Toran- la Ancestral Worship

Festival Issue 69 Jul, 2010
Text by Arina Sherchan

The richness of culture in Nepal can be  judged by the innumerous red markings on our calendar. Yet another clan, another set of delicacies, another festival, all in a year.

While every other person is enthusiastically engaged in decorating the other with colorful hues and water during the time of “Holi”, one of the festivals of Nepal profoundly enjoyed by all, there is a unique kind of celebration that takes place inside a Thakali household. “Falgun Purnima”or “Toran la”, generally known as Holi, is the biggest festival of the Thakali clan. It is celebrated on the first month of New Year of the Thakali Calendar, which usually falls in March of the Gregorian calendar.

Thakali people are originally from Thak-Khola, Mustang. The Thakalis are a strictly endogamous group, distinctly divided into four exogamous clans. The four clans are equal in status socially and ritually. However, on the basis of precedence in worship, the Gauchan clan usually comes first, followed by Tulachan, Sherchan, and Bhattachan. Each clan group has a distinct clan god represented by an animal totem, such as a dragon, elephant, snow leopard, and yak for Gauchan, Tulachan, Sherchan and Bhattachan, respectively.

The main reason behind celebrating Toran La is to worship ancestors and forefathers, appreciating what they have done for the community. The festival is in tune with Dashain in the east and thanksgiving of the west as there are many similarities reflected in these celebrations; akin to cleaning the houses, gearing up in new attire, cooking delicacies, gathering and merrymaking. It is a three-day festival and on the three nights; before, after and the night of Purnima, “Khimi” is prepared which serves as an offering to ancestors. At midnight, thakali women bathe and prepare the “Khimi” which consists mainly of alcohol, milk and chyang (a local homemade rice beer) kept in a bowl placing ghee at its three ends. The rest is made up of varieties of vegetables and cooked meat that are then kept in a bota (bowl) made out of Saal leaves and burnt. The resulting scent is meant to reach the ancestors. While the offerings are kept in a pure and safe place, the head of the family takes the name of their ancestors who are very dear to them, along with those of the deceased helpers to respect their presence in the ancestors’ lives.
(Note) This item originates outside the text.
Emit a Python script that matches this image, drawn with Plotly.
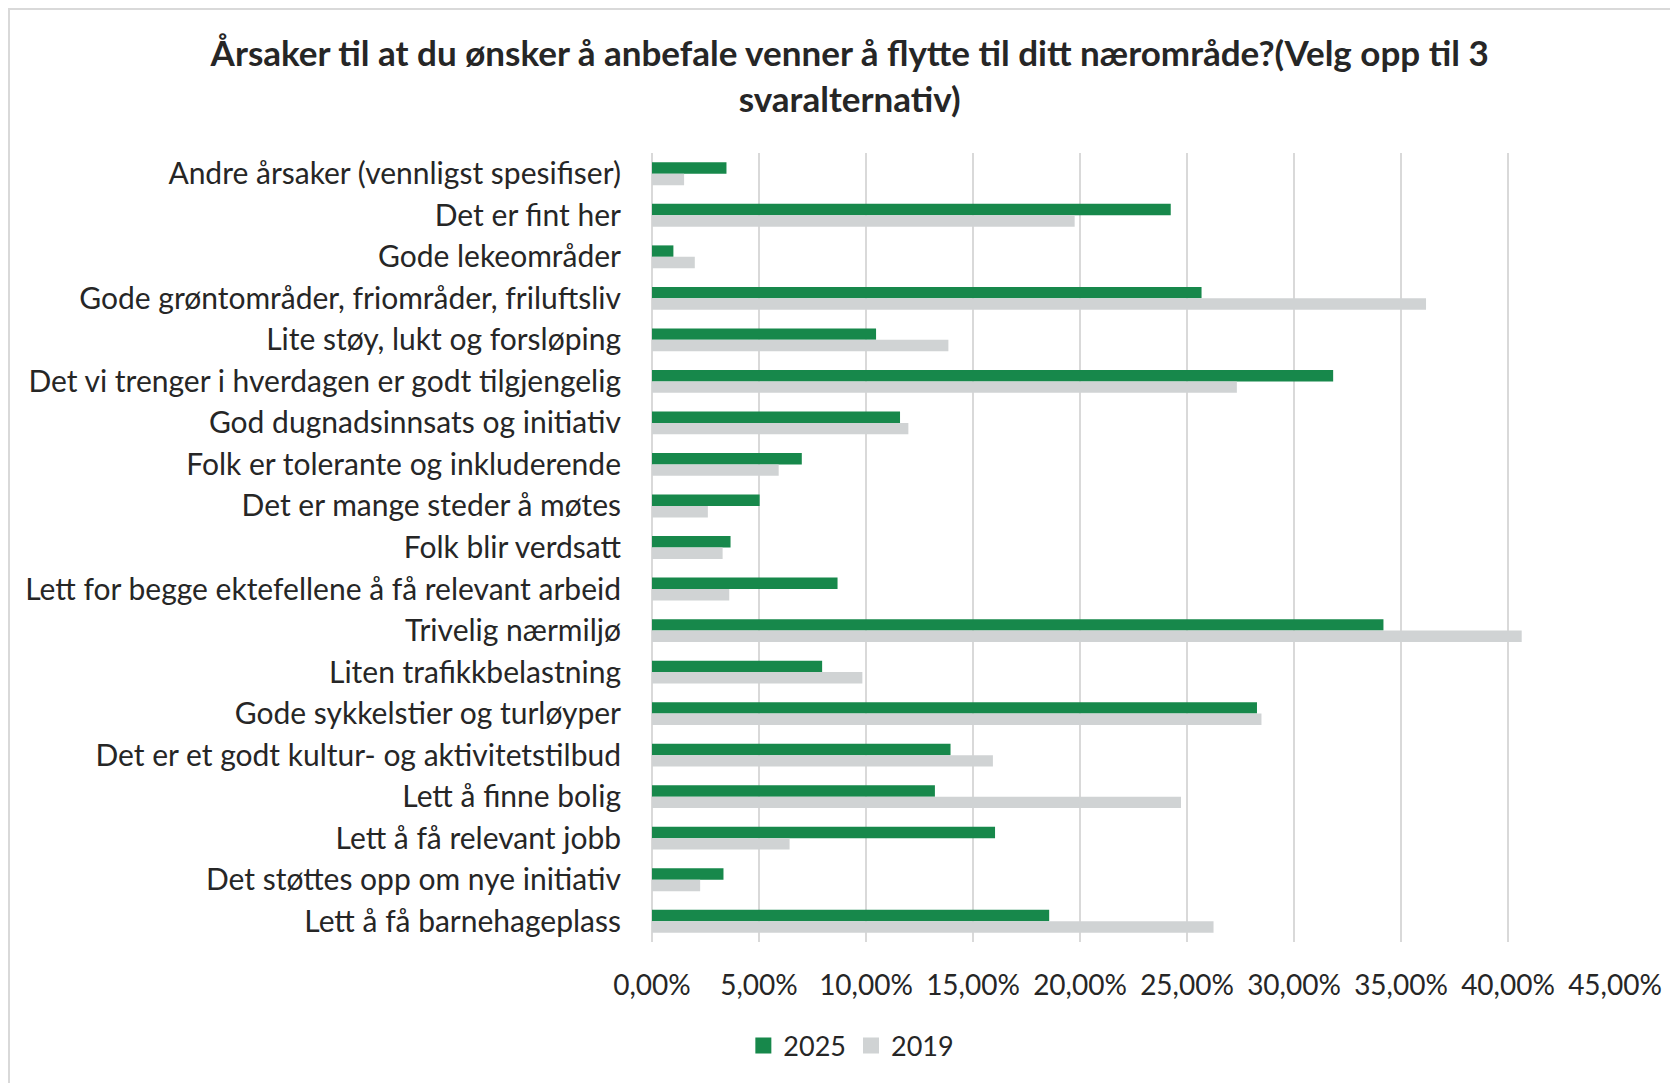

Apart from this, they assemble in the villages or in the cities, at the “Thakali Samaj Ghar”, their community House. The Men engage in archery whilst the women gleefully dress up in thakali dress “Noghan Cholo” and along with the children are found playing cards, devouring delicacies, dancing and generally amusing themselves. Archery, popularly known as “Tara” among the thakali people, is played extensively during Toran la, where the archer has to aim and hit a human-like figure at a distance of 10m and aim for the heart. An archer is allowed two arrows and is given 20 shots over 10 rounds each from one side. The men make up teams and collect money, which is the prize for the winning team.

Individually at their homes, the significance of Holi is also celebrated by drenching one another with water and making each other’s faces unrecognizable with every kind of color available in the market. During mid-day, Thakali men and women are found sitting back and relaxing to a game of Kaudo or Nakabhotey while they sip their homemade chyang along with selroti, mutton kababs, radish pickle and so on.

Another major reason why this festival holds so much importance to Thakalis is the fact that the brothers invite their married/unmarried sisters and their families for a day-long event on the day of Purnima (full moon). They cook Thakali specialties and offer them in silverwares according to tradition as a sign of respect, drink chyang which is made a month prior to Toran La. The afternoon and evening is cheerful, as brothers and sisters join in for a game of cards, Kaudo, fun and frolic that acts as a much-needed break while we adhere to the monotonies of life. This festival is very meaningful for the thakalis as it teaches the future generation to pay respect and homage to their ancestors, who laid the foundation for them and secondly, it is festivals like these that keep the bonds and good spirits alive.